In order to test the performance of our ‘mwtab’ Python package, we downloaded every ‘mwTab’ formatted file and created simple Python script that imports the library, instantiates the ‘MWTabFile’ objects from directory of files one file at a time and reports how much time it took. Table 3 shows that that it took under 30 s to process files in both ‘mwTab’ and its JSON representation. Table 3 also shows that the JSON representation is more verbose and therefore occupies more disk space; however, its main benefit is in providing easy access to the data and metadata for other programming languages with JSON parsers but no ‘mwTab’ parser.

Table 3 The ‘mwtab’ package performance against ‘mwTab’ and its JSON representation formats

In order to reduce disk space usage, the entire directory can be converted and compressed into a single archive file. The ‘mwtab’ package provides facilities to read directly from zip, tar.gz, and tar.bz2 archives without requirement to decompress those files manually.

3.5 Evaluating format and metadata in mwTab formatted files

During the development of ‘mwtab’ Python package, we were able to identify several inconsistencies between the official specification and the actual ‘mwTab’ formatted files provided by the Metabolomics Workbench at that time. For example, the ‘mwTab’ format specification says that each file has to start with ‘#METABOLOMICS WORKBENCH’ header string, but multiple files had single or multiple empty lines at the beginning of a file. Also, we were able to identify optional fields that were present within actual ‘mwTab’ formatted files but missing in the official specification. To demonstrate the type of exploratory analysis that can be performed using ‘mwtab’ package, we analyzed every ‘mwTab’ file in order to verify that mandatory data units fields are present and provide an actual units value. Figure 3 shows that 243 entries had missing value (the first bar on Fig. 3) for the required units field and some of the bars represent the same type units but split due to slight difference in their names (e.g. ‘Peak height’ vs. ‘peak height’, ‘Peak Intensity’ vs. ‘peak intensity’).

Fig. 3
figure 3

Analysis of required units field across ‘mwTab’ formatted files

Additionally, we found that 302 were missing ‘#END’ statement that signals the end of the file, seven files had issues in their ‘#SUBJECT_SAMPLE_FACTORS’ text block, 20 files had issues in their ‘single key-single value’ pairs, and four files had some other minor formatting issues.

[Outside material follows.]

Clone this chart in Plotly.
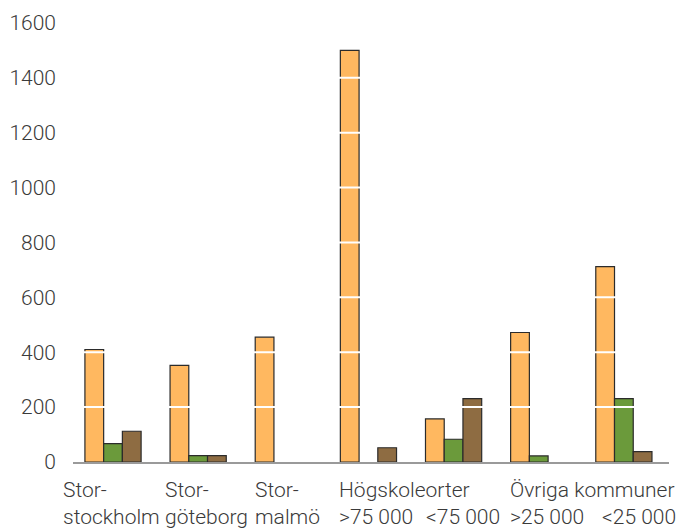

All of the ‘mwTab’ file format issues discovered with the help of ‘mwtab’ Python package were reported to Metabolomics Workbench and were promptly fixed within 1 week. The original files can be downloaded from a figshare repository along with the validation reports generated for each file. Current cleaned up files are available on the Metabolomics Workbench Data Repository.

4 Conclusions

The ‘mwtab’ package is a useful Python library designed to provide facilities for parsing, accessing, and manipulating data stored in ‘mwTab’ and its JSONized equivalent representation. The JSONized representation provides several advantages to standard ‘mwTab’ format including improved reading speeds and enabling easy data access for other programming languages implementing JSON parser. Using internal Python and JSON data structures, ‘mwTab’ files can be validated with respect to consistency and completeness using specified schema definitions based on the official ‘mwTab’ format specification. The library has already proven useful in improving the quality of all ‘mwTab’ formatted files provided by the Metabolomics Workbench Data Repository, with respect to the official ‘mwTab’ format specification. The ‘mwtab’ package also provides an easy-to-use command-line interface designed to perform file conversion and file validation tasks. The ‘mwtab’ package provides extensive documentation, which includes a ‘User Guide’, ‘Tutorial’, and ‘API reference’ generated automatically from the source code and available on http://mwtab.readthedocs.io. The ‘mwtab’ package also includes automated unit-tests that perform testing of every module of the package as well as generates test coverage reports. We believe that the ‘mwtab’ package will help to improve metadata quality and data reusability of metabolomics data from Metabolomics Workbench Data Repository by downstream investigators through providing Python interfaces for data access and manipulation and through providing a JSONized representation of the ‘mwTab’ format for use in other programming languages.